Her remarks were received by certain sectors of the media as somehow shocking. The suggestion was that the Federal Reserve has suddenly turned its attention to the vast and widening income gap.

The truth is much different. The Fed, long associated with Wall Street and major money center banks, has actually been engaged on the income inequality issue for some time now — longer, in fact, than the Obama administration.

Yellen's predecessor, Ben Bernanke, addressed the issue as early as 2007, when George W. Bush was still in office.
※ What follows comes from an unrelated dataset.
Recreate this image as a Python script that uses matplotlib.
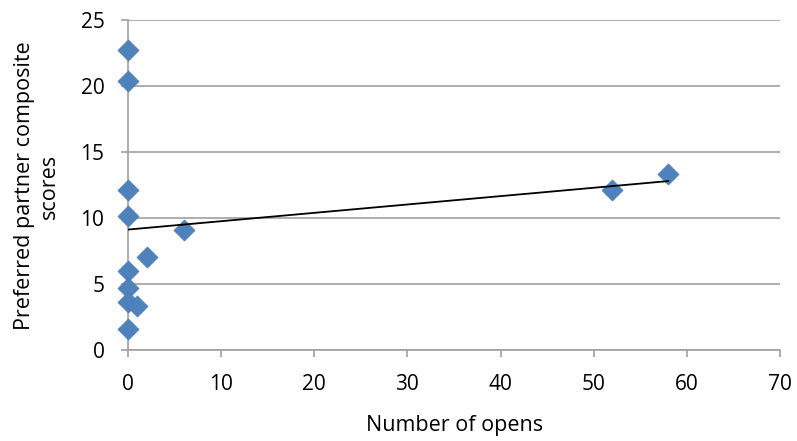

In 2010, he warned of the creation of "two societies" in the U.S.

However, while Bernanke was focused on problems like inequality of opportunity in education leading to economic inequality, Yellen has been attacking the problem in a venue closer to the Fed's stomping grounds: unemployment levels and wage growth.

Yellen has spent much of the last year arguing against fellow economists who believe that the U.S. economy is, for various structural reasons, already at or close to its optimal rate of employment.

Yellen has consistently fought back against the idea that everyone who wants a job in post-Great Recession America has already come back to the labor market, arguing instead that the Fed ought to keep interest rates lower for longer in order to encourage business investment and hiring. That's also, by the way, a recipe for increased worker wages, because as available workers become scarcer, wages will inevitably rise.

While it may not be what anybody would have expected a few years ago, these days the Federal Reserve might be the best friend the unemployed and low-income worker has.